-- Start Entries provided --

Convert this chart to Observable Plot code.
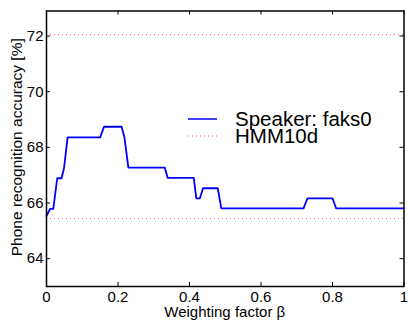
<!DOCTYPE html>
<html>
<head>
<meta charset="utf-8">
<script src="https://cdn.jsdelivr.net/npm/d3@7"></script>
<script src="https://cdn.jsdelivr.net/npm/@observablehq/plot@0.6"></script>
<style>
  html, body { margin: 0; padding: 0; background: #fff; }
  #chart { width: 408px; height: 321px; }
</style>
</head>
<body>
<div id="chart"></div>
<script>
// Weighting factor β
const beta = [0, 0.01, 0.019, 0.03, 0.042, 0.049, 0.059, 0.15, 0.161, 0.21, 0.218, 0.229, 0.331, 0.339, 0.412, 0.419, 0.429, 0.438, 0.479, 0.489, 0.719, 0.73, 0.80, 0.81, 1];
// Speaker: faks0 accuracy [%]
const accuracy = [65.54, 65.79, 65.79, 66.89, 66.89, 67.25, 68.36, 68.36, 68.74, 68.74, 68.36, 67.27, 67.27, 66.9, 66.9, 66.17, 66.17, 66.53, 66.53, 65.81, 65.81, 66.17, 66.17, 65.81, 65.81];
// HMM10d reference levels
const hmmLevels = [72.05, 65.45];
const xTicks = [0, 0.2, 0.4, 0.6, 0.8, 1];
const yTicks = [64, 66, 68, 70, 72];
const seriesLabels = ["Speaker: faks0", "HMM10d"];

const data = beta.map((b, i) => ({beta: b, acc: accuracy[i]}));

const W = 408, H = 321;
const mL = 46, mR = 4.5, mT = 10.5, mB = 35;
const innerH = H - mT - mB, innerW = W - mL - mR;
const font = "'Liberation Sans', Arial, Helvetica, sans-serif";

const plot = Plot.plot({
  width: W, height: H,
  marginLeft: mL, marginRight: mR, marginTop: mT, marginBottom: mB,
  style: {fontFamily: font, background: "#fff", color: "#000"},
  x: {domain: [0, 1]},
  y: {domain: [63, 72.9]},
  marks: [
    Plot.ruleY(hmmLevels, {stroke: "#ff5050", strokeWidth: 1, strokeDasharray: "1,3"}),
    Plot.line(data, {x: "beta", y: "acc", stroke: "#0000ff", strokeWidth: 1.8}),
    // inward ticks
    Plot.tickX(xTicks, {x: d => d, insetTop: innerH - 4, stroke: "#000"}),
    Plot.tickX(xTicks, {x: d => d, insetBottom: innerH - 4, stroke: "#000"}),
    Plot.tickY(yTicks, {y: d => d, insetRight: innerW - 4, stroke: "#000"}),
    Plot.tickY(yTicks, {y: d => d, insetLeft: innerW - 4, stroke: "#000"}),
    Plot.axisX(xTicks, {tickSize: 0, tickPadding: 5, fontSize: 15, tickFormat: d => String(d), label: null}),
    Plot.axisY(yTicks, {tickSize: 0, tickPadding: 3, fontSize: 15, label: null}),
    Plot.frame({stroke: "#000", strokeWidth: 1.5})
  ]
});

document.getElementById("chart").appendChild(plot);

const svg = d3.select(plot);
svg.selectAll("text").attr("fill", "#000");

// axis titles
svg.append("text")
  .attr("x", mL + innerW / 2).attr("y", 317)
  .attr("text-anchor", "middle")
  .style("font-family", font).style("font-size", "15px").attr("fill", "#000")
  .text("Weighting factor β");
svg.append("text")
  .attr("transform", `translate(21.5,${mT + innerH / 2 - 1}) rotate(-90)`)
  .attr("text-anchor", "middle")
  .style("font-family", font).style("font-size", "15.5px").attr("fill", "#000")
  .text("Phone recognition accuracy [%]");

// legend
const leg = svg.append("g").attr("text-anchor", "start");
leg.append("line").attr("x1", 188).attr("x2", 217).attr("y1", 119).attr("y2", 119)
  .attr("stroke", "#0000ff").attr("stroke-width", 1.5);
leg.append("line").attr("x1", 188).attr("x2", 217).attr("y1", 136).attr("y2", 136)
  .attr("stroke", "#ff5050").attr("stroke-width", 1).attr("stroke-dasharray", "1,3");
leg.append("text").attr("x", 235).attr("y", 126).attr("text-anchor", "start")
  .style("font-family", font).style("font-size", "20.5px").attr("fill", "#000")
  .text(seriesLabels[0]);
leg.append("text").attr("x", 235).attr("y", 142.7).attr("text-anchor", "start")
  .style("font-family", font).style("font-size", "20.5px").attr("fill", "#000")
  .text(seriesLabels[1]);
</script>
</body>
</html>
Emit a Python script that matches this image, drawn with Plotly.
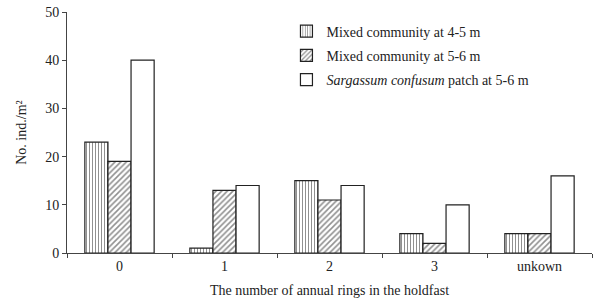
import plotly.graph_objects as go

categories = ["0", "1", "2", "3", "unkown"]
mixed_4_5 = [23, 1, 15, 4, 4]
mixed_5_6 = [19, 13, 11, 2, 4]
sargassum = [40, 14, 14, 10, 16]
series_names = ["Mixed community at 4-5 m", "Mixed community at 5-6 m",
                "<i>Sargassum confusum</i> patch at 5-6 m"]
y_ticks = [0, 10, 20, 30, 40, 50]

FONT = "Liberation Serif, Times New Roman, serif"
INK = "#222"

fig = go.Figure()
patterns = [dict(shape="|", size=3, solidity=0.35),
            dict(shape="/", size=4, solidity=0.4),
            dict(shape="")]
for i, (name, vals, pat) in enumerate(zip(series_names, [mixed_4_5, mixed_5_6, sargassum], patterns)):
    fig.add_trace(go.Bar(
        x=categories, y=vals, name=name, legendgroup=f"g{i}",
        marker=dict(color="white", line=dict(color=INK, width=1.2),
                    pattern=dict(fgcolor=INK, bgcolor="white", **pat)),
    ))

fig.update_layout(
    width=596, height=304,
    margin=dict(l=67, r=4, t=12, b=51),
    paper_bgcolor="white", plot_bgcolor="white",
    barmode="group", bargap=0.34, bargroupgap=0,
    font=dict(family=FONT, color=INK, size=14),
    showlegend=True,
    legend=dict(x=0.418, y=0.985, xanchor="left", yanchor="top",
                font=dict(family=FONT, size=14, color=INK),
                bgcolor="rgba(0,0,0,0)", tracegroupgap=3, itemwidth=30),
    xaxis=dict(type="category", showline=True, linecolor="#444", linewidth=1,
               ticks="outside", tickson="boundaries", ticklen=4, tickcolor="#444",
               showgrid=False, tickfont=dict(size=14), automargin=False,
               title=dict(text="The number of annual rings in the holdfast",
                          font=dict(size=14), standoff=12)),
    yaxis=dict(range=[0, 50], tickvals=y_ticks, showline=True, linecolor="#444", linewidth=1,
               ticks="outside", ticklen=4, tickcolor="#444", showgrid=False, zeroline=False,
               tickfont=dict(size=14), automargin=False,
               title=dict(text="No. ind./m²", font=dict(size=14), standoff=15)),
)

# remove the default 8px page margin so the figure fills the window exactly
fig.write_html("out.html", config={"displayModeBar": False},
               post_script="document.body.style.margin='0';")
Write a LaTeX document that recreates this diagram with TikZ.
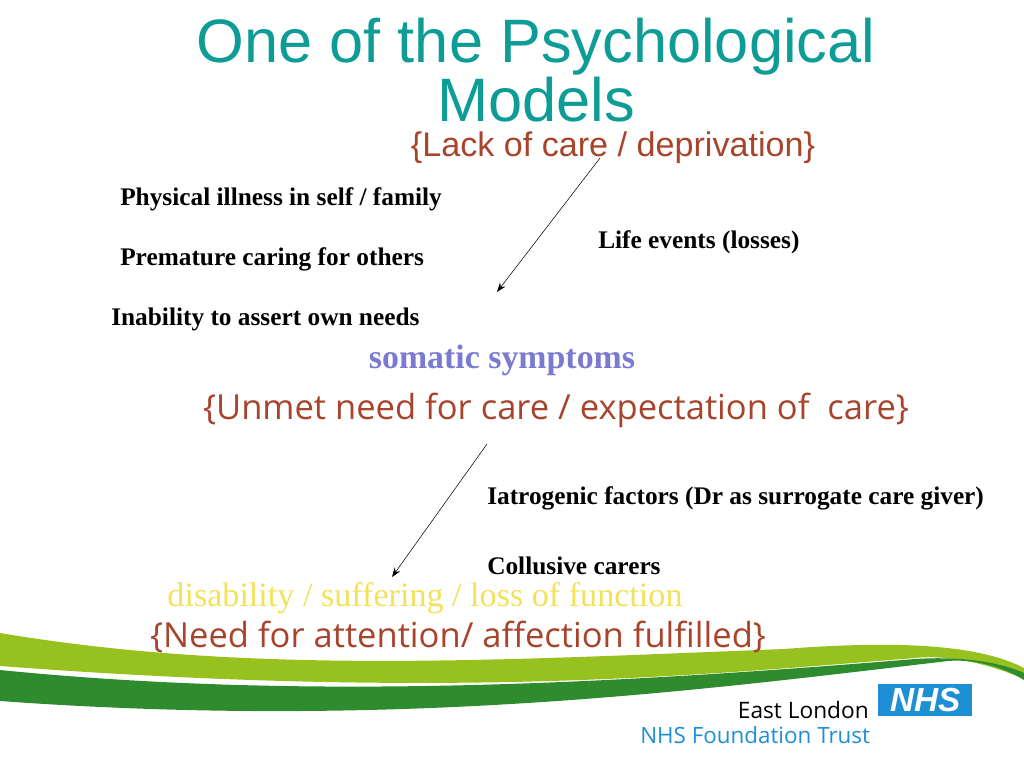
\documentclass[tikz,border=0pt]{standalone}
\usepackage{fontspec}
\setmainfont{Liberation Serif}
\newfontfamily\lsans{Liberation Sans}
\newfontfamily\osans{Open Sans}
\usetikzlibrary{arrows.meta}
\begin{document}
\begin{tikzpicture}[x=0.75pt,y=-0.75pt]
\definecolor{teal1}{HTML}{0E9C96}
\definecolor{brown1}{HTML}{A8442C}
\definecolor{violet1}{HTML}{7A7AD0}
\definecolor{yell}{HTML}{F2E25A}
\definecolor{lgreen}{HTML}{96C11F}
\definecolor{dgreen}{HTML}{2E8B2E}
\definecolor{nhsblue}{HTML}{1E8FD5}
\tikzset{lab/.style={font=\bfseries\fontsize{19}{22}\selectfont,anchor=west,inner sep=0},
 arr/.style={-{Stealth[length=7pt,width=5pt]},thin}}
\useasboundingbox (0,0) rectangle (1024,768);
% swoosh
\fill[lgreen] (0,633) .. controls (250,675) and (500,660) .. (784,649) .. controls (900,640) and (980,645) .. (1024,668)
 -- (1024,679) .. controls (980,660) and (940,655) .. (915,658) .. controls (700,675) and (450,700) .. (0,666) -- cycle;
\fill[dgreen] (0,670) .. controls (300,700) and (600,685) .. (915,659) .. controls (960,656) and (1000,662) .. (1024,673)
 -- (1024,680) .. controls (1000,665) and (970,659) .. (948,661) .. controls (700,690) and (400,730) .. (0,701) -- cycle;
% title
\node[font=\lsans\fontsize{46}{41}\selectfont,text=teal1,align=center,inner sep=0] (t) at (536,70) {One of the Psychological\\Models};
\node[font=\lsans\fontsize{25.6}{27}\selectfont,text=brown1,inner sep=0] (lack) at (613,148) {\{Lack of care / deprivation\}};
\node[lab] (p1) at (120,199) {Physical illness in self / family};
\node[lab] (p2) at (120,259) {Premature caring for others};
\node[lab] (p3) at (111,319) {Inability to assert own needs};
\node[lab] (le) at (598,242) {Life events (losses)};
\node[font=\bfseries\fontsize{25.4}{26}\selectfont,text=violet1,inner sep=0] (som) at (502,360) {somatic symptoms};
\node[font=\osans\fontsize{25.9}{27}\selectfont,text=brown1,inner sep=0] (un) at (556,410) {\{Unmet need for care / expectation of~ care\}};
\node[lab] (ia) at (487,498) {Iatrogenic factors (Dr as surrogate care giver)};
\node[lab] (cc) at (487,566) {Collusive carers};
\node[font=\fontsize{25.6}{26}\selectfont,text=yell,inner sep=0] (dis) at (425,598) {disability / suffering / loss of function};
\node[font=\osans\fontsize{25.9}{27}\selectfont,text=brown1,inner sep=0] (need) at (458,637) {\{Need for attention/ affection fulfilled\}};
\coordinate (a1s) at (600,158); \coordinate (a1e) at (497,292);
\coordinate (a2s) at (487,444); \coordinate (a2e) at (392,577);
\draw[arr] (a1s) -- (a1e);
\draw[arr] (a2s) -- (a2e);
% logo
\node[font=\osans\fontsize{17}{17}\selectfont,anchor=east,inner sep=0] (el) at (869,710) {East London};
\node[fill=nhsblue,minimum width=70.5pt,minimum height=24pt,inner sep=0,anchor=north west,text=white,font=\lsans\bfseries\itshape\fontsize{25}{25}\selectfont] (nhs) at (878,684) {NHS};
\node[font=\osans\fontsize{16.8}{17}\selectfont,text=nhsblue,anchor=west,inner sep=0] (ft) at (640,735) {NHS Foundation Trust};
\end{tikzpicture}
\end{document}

-- End Entries provided --

### Written instruction
The lines from the top of the data above through the one holding "const data = beta.map((b, i)" are to be repeated exactly, and only those, with no pictures.

### Reply
Convert this chart to Observable Plot code.
<!DOCTYPE html>
<html>
<head>
<meta charset="utf-8">
<script src="https://cdn.jsdelivr.net/npm/d3@7"></script>
<script src="https://cdn.jsdelivr.net/npm/@observablehq/plot@0.6"></script>
<style>
  html, body { margin: 0; padding: 0; background: #fff; }
  #chart { width: 408px; height: 321px; }
</style>
</head>
<body>
<div id="chart"></div>
<script>
// Weighting factor β
const beta = [0, 0.01, 0.019, 0.03, 0.042, 0.049, 0.059, 0.15, 0.161, 0.21, 0.218, 0.229, 0.331, 0.339, 0.412, 0.419, 0.429, 0.438, 0.479, 0.489, 0.719, 0.73, 0.80, 0.81, 1];
// Speaker: faks0 accuracy [%]
const accuracy = [65.54, 65.79, 65.79, 66.89, 66.89, 67.25, 68.36, 68.36, 68.74, 68.74, 68.36, 67.27, 67.27, 66.9, 66.9, 66.17, 66.17, 66.53, 66.53, 65.81, 65.81, 66.17, 66.17, 65.81, 65.81];
// HMM10d reference levels
const hmmLevels = [72.05, 65.45];
const xTicks = [0, 0.2, 0.4, 0.6, 0.8, 1];
const yTicks = [64, 66, 68, 70, 72];
const seriesLabels = ["Speaker: faks0", "HMM10d"];

const data = beta.map((b, i) => ({beta: b, acc: accuracy[i]}));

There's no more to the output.